*TASK INSTRUCTIONS:* Take every line from the first down to the line with "import * as" and set it down exactly, without the pictures.
═════ DATA
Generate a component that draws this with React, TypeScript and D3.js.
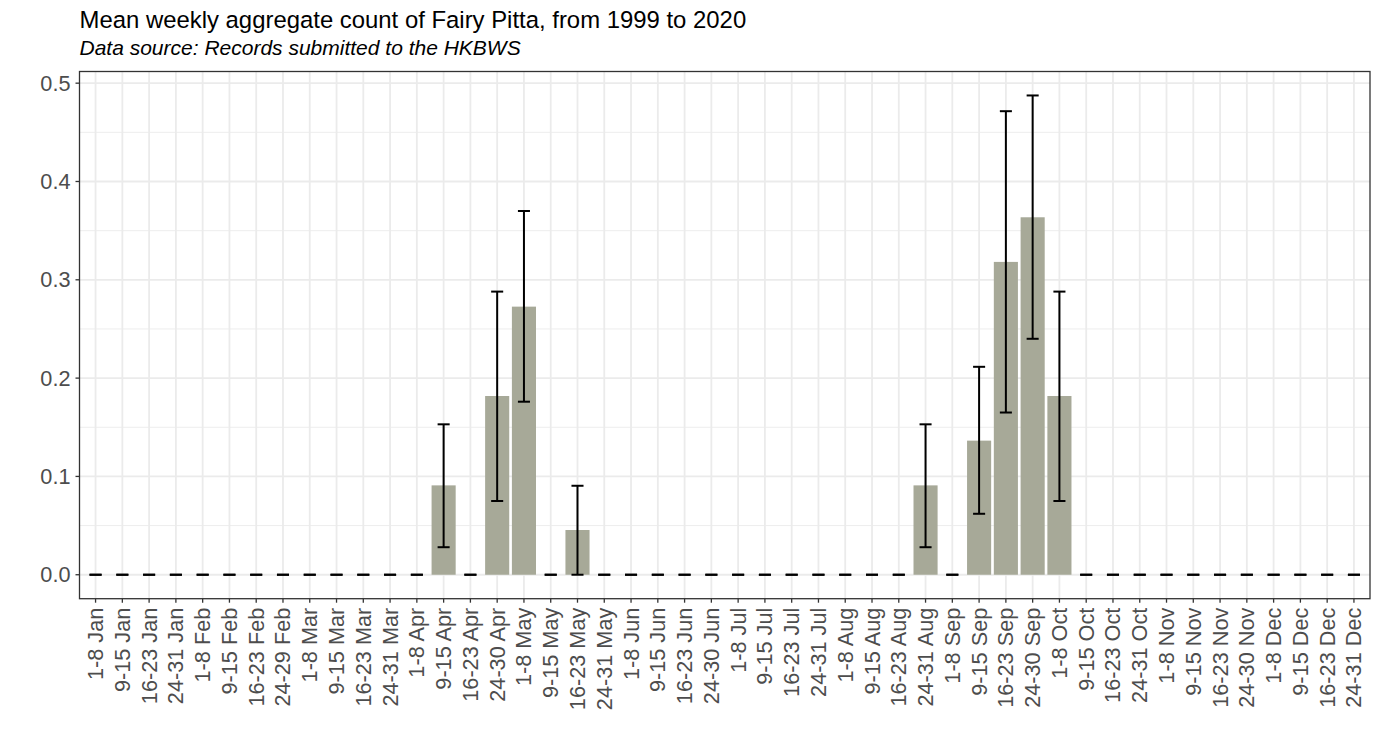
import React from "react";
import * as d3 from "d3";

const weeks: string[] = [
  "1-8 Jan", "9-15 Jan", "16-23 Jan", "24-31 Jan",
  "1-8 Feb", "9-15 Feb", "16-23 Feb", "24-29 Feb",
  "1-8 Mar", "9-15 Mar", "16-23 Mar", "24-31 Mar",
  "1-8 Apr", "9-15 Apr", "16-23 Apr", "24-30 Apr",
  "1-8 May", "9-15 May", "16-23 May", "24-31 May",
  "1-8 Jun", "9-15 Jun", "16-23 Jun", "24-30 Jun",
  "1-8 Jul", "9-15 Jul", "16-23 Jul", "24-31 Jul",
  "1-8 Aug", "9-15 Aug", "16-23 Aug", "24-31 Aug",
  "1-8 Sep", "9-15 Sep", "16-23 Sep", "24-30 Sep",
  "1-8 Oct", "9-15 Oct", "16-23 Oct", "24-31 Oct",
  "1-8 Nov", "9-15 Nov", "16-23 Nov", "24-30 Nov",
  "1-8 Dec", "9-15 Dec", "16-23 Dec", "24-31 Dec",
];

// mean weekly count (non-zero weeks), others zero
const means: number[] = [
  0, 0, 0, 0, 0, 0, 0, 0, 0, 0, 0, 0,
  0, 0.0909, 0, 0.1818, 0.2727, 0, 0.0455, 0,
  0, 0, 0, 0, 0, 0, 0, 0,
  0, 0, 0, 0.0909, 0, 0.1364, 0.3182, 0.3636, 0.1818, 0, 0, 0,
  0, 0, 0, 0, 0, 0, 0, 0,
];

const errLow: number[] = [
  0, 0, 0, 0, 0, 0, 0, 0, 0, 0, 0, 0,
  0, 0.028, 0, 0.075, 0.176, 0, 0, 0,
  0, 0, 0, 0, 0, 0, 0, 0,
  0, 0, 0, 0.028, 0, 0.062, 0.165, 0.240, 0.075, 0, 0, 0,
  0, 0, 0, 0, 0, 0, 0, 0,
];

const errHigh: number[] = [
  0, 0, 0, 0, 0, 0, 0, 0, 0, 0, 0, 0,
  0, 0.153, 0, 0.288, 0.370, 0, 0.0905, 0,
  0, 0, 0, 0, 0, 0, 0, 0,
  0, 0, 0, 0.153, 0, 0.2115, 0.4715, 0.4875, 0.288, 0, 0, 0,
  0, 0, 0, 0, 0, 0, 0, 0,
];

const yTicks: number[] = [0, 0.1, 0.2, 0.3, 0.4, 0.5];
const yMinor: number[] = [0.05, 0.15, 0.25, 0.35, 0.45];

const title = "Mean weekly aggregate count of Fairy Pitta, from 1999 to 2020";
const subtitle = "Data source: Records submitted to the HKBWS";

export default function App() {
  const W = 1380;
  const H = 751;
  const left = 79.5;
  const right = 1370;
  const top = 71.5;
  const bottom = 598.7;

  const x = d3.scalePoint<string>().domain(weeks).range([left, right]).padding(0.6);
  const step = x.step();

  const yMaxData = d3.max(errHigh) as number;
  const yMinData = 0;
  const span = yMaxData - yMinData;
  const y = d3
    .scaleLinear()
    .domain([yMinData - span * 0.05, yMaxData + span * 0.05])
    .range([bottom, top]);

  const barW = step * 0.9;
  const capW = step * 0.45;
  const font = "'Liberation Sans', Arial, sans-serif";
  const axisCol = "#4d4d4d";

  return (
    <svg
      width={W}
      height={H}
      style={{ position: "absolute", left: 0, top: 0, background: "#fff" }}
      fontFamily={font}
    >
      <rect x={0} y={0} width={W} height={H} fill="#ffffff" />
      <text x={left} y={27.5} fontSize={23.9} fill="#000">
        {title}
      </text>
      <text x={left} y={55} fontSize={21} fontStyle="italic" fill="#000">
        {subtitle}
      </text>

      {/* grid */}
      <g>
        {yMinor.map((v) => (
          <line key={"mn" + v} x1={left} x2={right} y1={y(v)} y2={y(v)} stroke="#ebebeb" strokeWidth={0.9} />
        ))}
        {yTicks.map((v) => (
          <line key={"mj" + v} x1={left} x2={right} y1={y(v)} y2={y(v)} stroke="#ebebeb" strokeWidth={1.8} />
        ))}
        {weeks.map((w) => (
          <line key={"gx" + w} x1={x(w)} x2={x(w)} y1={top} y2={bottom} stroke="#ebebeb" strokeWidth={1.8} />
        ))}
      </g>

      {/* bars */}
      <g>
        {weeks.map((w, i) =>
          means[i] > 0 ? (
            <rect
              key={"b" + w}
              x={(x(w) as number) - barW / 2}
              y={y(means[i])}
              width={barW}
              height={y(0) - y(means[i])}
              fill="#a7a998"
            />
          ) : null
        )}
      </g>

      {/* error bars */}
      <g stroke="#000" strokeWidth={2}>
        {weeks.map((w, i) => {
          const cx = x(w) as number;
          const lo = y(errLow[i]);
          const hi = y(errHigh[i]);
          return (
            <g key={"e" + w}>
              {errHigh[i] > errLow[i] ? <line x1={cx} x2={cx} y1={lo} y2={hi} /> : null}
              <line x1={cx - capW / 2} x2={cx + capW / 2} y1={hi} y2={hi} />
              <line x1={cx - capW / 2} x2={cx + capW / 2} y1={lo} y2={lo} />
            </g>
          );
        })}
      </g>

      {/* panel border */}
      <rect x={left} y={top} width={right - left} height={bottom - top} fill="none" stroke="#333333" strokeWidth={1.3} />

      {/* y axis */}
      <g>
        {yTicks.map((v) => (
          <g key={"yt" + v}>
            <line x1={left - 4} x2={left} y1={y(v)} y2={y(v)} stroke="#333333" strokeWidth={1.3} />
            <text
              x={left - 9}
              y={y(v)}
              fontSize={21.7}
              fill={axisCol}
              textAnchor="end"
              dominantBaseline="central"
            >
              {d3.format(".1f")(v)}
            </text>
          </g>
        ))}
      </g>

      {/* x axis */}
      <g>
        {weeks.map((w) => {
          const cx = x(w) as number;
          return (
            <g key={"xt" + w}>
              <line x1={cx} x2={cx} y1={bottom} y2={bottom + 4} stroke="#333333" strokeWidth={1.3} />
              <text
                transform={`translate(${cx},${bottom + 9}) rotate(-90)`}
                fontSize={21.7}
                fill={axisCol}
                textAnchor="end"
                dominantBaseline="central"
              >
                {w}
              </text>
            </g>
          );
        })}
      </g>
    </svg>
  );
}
══════════
*FINAL RESULT:*
Generate a component that draws this with React, TypeScript and D3.js.
import React from "react";
import * as d3 from "d3";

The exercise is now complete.